Now some of these are hypothesis challenging and suggestive, but after the child has made the allegation and testified to it, you need to look for another hypothesis or explanation to confirm the child’s accurate recall and testimony or to impeach it.

Henderson in (Westcott, H., Davies, G., and Bull, H. (2002) in their handbook Children’s Testimony outline the reasons children lie.  Of particular interest, however, is the discussion of cross-examination.  Studies reveal that lawyers tend to believe children were capable of remembering events accurately and being reliable witnesses and believed that false allegations of sexual abuse were rare (p. 280). Further, they had little idea of the possible causes of false allegations or the power of suggestion and therefore were not well equipped at mounting a defense. Attorneys were hesitant to use the age-appropriate language of the child.

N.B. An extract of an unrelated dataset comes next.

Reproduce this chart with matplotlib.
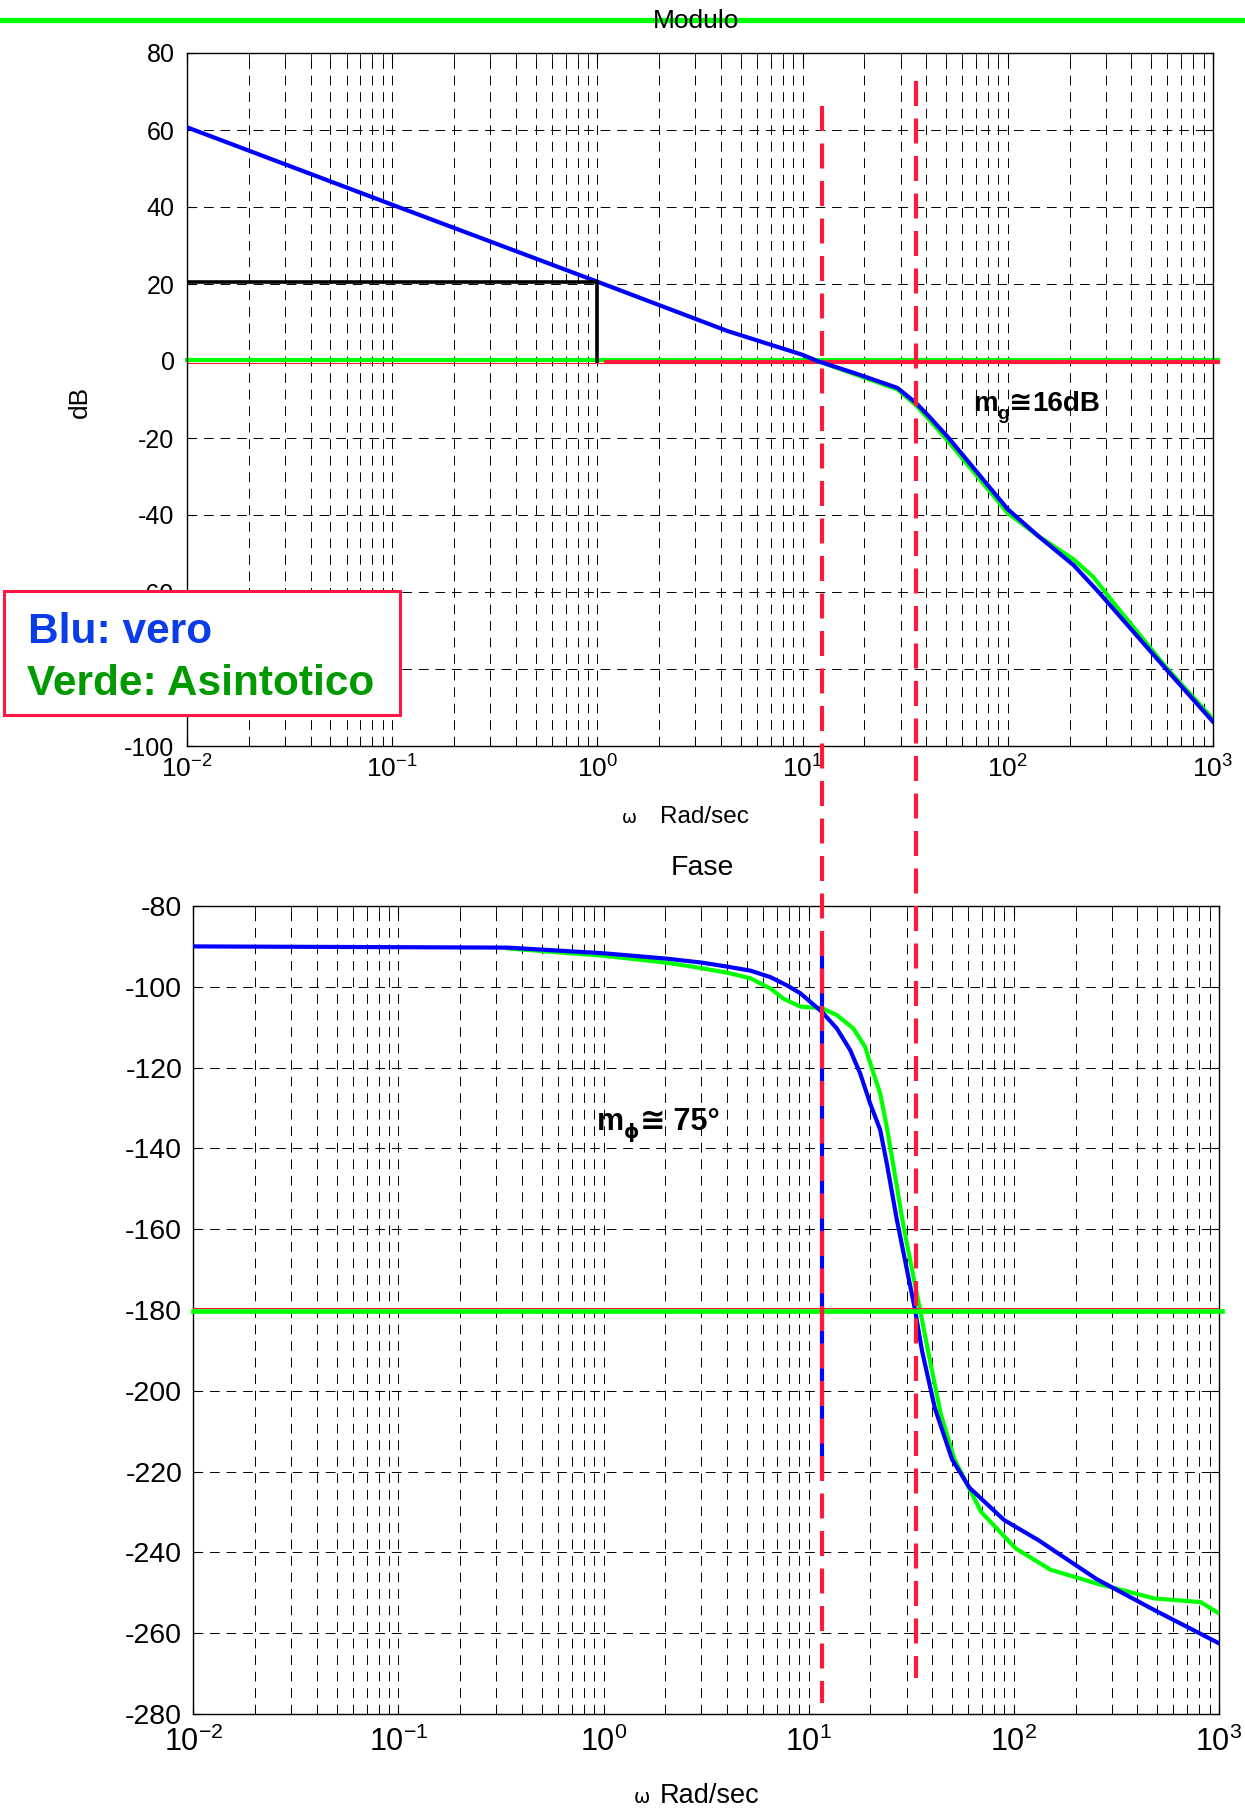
import numpy as np
import matplotlib
matplotlib.use('Agg')
import matplotlib.pyplot as plt
import matplotlib.transforms as mtransforms
from matplotlib.lines import Line2D
from matplotlib.patches import Rectangle
from matplotlib.ticker import LogLocator, NullFormatter

plt.rcParams['font.family'] = ['Liberation Sans', 'DejaVu Sans']
plt.rcParams['mathtext.fontset'] = 'custom'
plt.rcParams['mathtext.rm'] = 'Liberation Sans'
plt.rcParams['mathtext.default'] = 'regular'
plt.rcParams['axes.unicode_minus'] = False

# --- modulo (dB) ---
w_mod = [0.01, 0.1, 1, 4.3, 10, 11.8, 19, 29, 35.7, 41.5, 51.5, 100, 141, 209, 277, 590, 1000]
mod_vero = [60.7, 40.6, 20.6, 7.8, 1.6, 0.0, -3.6, -7.0, -10.9, -14.5, -20.0, -38.5, -45.5,
            -53.0, -60.0, -80.0, -93.7]
w_mod_asi = [11.8, 19, 29, 35.7, 41.5, 51.5, 100, 141, 209, 260, 330, 590, 1000]
mod_asi = [0.0, -3.9, -7.4, -11.5, -15.3, -21.0, -39.5, -45.5, -51.5, -56.0, -63.0, -79.5, -93.0]

# --- fase (gradi) ---
w_fase = [0.01, 0.34, 1, 2, 3, 4, 5.2, 6.5, 7.8, 9.1, 11.6, 13.7, 15.9, 17.8, 19.9, 22.3, 24,
          26.9, 30.1, 33, 35.6, 41.2, 50, 60.8, 89.7, 132, 253, 485, 1000]
fase_vero = [-90, -90.3, -91.7, -93.0, -94.0, -95.0, -96.0, -97.6, -99.6, -101.6, -106.2,
             -110.3, -115.6, -121.4, -128.8, -135.4, -143.6, -157.7, -170, -180, -189.9,
             -204.3, -217, -224, -232, -237, -246.6, -254.3, -262.5]
w_fase_asi = [0.34, 1, 2, 2.7, 4, 5.2, 6.5, 7.5, 9.1, 11.6, 13.7, 16.5, 18.8, 20.7, 22.3, 24,
              25.9, 29, 32.4, 34.9, 38.6, 44, 51.4, 69.3, 102, 151, 253, 485, 813, 1000]
fase_asi = [-90.5, -92.3, -94.0, -95.0, -96.5, -97.9, -100.4, -102.9, -104.9, -105.3, -107,
            -110.3, -114.8, -121.4, -126.4, -134.6, -144.5, -159.4, -171.8, -180, -191.4,
            -205.7, -217, -230, -239, -244.3, -247.7, -251.4, -252.3, -255.1]

# pulsazioni notevoli
w_uno = 1.0
w_gamba = 1.1          # inizio tratto rosso a 0 dB
w_taglio = 12.5        # attraversamento 0 dB
w_taglio_fase = 11.6
w_pi = 35.7            # fase = -180
fase_seg = [-90, -221]

yt_mod = list(range(-100, 81, 20))
yt_fase = list(range(-280, -79, 20))

BLU = '#0000ff'
VERDE = '#00ff00'
ROSSO = '#ff1a3c'

W, H = 1245, 1810


def fx(px):
    return px / W


def fy(py):
    return 1 - py / H


def style(ax, yticks, fs_x, fs_y, pad_x, pad_y):
    ax.set_xscale('log')
    ax.set_xlim(1e-2, 1e3)
    ax.set_ylim(yticks[0], yticks[-1])
    ax.set_yticks(yticks)
    ax.xaxis.set_major_locator(LogLocator(base=10, numticks=10))
    ax.xaxis.set_minor_locator(LogLocator(base=10, subs=np.arange(2, 10), numticks=100))
    ax.xaxis.set_minor_formatter(NullFormatter())
    ax.grid(True, which='major', axis='both', color='k', ls=(0, (10, 7)), lw=0.7)
    ax.grid(True, which='minor', axis='x', color='k', ls=(0, (10, 7)), lw=0.7)
    ax.tick_params(which='both', direction='in', top=True, right=True)
    ax.tick_params(which='major', length=6, width=0.8)
    ax.tick_params(which='minor', length=4, width=0.6)
    ax.tick_params(axis='x', labelsize=fs_x, pad=pad_x)
    ax.tick_params(axis='y', labelsize=fs_y, pad=pad_y)
    for sp in ax.spines.values():
        sp.set_linewidth(1.0)


def run_text(ax, x, y, pieces):
    # scrive pezzi di testo in fila sulla stessa linea di base
    renderer = ax.figure.canvas.get_renderer()
    dx = 0.0
    for s, size, dy, fam in pieces:
        tr = mtransforms.offset_copy(ax.transData, fig=ax.figure, x=dx, y=dy, units='points')
        t = ax.text(x, y, s, transform=tr, fontsize=size, fontweight='bold', family=fam,
                    va='baseline', ha='left', zorder=6)
        bb = t.get_window_extent(renderer)
        dx += bb.width * 72 / ax.figure.dpi


fig = plt.figure(figsize=(12.45, 18.10), dpi=100)
ax1 = fig.add_axes([fx(187), fy(746), (1213 - 187) / W, (746 - 53) / H])
ax2 = fig.add_axes([fx(193.3), fy(1714), (1219 - 193.3) / W, (1714 - 906) / H])

style(ax1, yt_mod, 19, 18, 7, 9)
style(ax2, yt_fase, 22, 20.5, 9, 8)

# modulo
ax1.plot([1e-2, 1.058e3], [0.3, 0.3], color=VERDE, lw=3, zorder=2, clip_on=False)
ax1.plot([1e-2, w_gamba], [-0.6, -0.6], color=ROSSO, lw=0.8, zorder=1.9)
ax1.plot([w_gamba, 1.058e3], [-0.3, -0.3], color=ROSSO, lw=3, zorder=3, clip_on=False)
ax1.plot(w_mod_asi, mod_asi, color=VERDE, lw=3, zorder=4)
ax1.plot(w_mod, mod_vero, color=BLU, lw=3, zorder=5)
m_uno = np.interp(np.log10(w_uno), np.log10(w_mod), mod_vero)
ax1.plot([1e-2, w_uno], [m_uno, m_uno], color='k', lw=2.6, zorder=5)
ax1.plot([w_uno, w_uno], [0, m_uno], color='k', lw=2.6, zorder=5)

# fase
ax2.plot(w_fase_asi, fase_asi, color=VERDE, lw=3, zorder=4)
ax2.plot(w_fase, fase_vero, color=BLU, lw=3, zorder=5)
ax2.plot([1e-2, 1.03e3], [-180.2, -180.2], color=VERDE, lw=3.4, zorder=5.5, clip_on=False)
ax2.plot([1e-2, 1e3], [-179.4, -179.4], color=ROSSO, lw=0.8, zorder=5.6)
ax2.plot([w_taglio_fase, w_taglio_fase], fase_seg, color=BLU, lw=3, zorder=5)

# linee tratteggiate verticali su entrambi i grafici
inv = fig.transFigure.inverted()
x_c = inv.transform(ax1.transData.transform((w_taglio, 0)))[0]
x_p = inv.transform(ax1.transData.transform((w_pi, 0)))[0]
fig.add_artist(Line2D([x_c, x_c], [fy(106), fy(1703)], color=ROSSO, lw=3,
                      ls=(0, (6, 3)), zorder=10))
fig.add_artist(Line2D([x_p, x_p], [fy(81), fy(1678)], color=ROSSO, lw=3,
                      ls=(0, (6, 3)), zorder=10))

# linea verde in testa e titoli
fig.add_artist(Line2D([0, 1], [fy(20), fy(20)], color=VERDE, lw=3.8, zorder=2))
fig.text(fx(696), fy(21), 'Modulo', ha='center', va='center', fontsize=19, zorder=5)
fig.text(fx(702), fy(868), 'Fase', ha='center', va='center', fontsize=20.5)
fig.text(fx(80), fy(402), 'dB', ha='center', va='center', rotation=90, fontsize=19)

fig.text(fx(629), fy(823), 'ω', ha='center', va='baseline', fontsize=13, family='DejaVu Sans')
fig.text(fx(660), fy(823), 'Rad/sec', ha='left', va='baseline', fontsize=17.5)
fig.text(fx(642), fy(1803), 'ω', ha='center', va='baseline', fontsize=14, family='DejaVu Sans')
fig.text(fx(660), fy(1803), 'Rad/sec', ha='left', va='baseline', fontsize=19.5)

# riquadro legenda
fig.add_artist(Rectangle((fx(4), fy(715)), (400 - 4) / W, (715 - 591) / H,
                         transform=fig.transFigure, fc='white', ec='#ff1744', lw=2.2, zorder=3))
fig.text(fx(28), fy(643), 'Blu: vero', color='#0a3ce8', fontsize=30.5, fontweight='bold',
         va='baseline', ha='left', zorder=4)
fig.text(fx(27), fy(695), 'Verde: Asintotico', color='#009a00', fontsize=30.5,
         fontweight='bold', va='baseline', ha='left', zorder=4)

# margini
run_text(ax1, 67.5, -13.0, [('m', 20, 0, 'Liberation Sans'),
                            ('g', 14, -6, 'Liberation Sans'),
                            ('≅', 20, 0, 'DejaVu Sans'),
                            ('16dB', 20, 0, 'Liberation Sans')])
run_text(ax2, 0.93, -135.4, [('m', 22, 0, 'Liberation Sans'),
                             ('ϕ', 14, -6, 'DejaVu Sans'),
                             ('≅', 22, 0, 'DejaVu Sans'),
                             (' 75°', 22, 0, 'Liberation Sans')])

fig.savefig('out.png', dpi=100)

They also vastly underestimate the high proportion of cross-examination questions the child misunderstands.  Manuals suggest direct examination be in chronological and logical order to help the comprehension and retention of evidence and advise cross-examiners change subjects rapidly to confuse dishonest witnesses.  Much of cross-examination theory she holds is in the effort of persuasion rather investigation and emphasizes controlling the witnesses disclosures.  She reports that children are often cross-examined with the same goal.

Direct examination is used not as investigatory, but as simply an organizer for the witness to retell his story.

Cross-examination is not investigatory, it is intended to break down the story told, reshape it, or discredit the witness.  Child witnesses are treated similarly and the power of suggestion is even greater with them.  The attorney’s attitude toward the child must be accepting warm and even calming.  His attitude about the child’s version of his testimony can be incredulous and conveyed in his tone of voice suggesting to the child he should search for another version more pleasing to the cross-examining attorney.  Cross-examination breaks most of the rules of a forensic psychiatric evaluation.  Indeed, I suspect you would use most of the errors of a forensic evaluation in order to manipulate the testimony on cross e.g. suggestion, leading, asking if the child would like to rethinks his answer or response about a certain piece of testimony, etc. But, remember the cross-examining defense attorney is speaking to the court as well as the child. The jury to some extent will respond to your examination and factor that into their evaluation of the child’s credibility.  Jurors remain generally sympathetic to child witnesses and attorneys must be sympathetic as well.  Remember, the child witness-whether confused, honest or purposefully deceitful – he is stressed, conflicted, frightened, and guilt ridden and needs your compassion.

X.         SUMMARY

A criminal defense attorney needs to understand the issues and dynamics leading to false or incorrect allegations of sexual abuse of a child. This understanding of alternative hypotheses; of false allegations, of suggestibility, of influences on children’s memory and reports are all critical in developing an understanding of your clients predicament and how to defend him against erroneous accusations.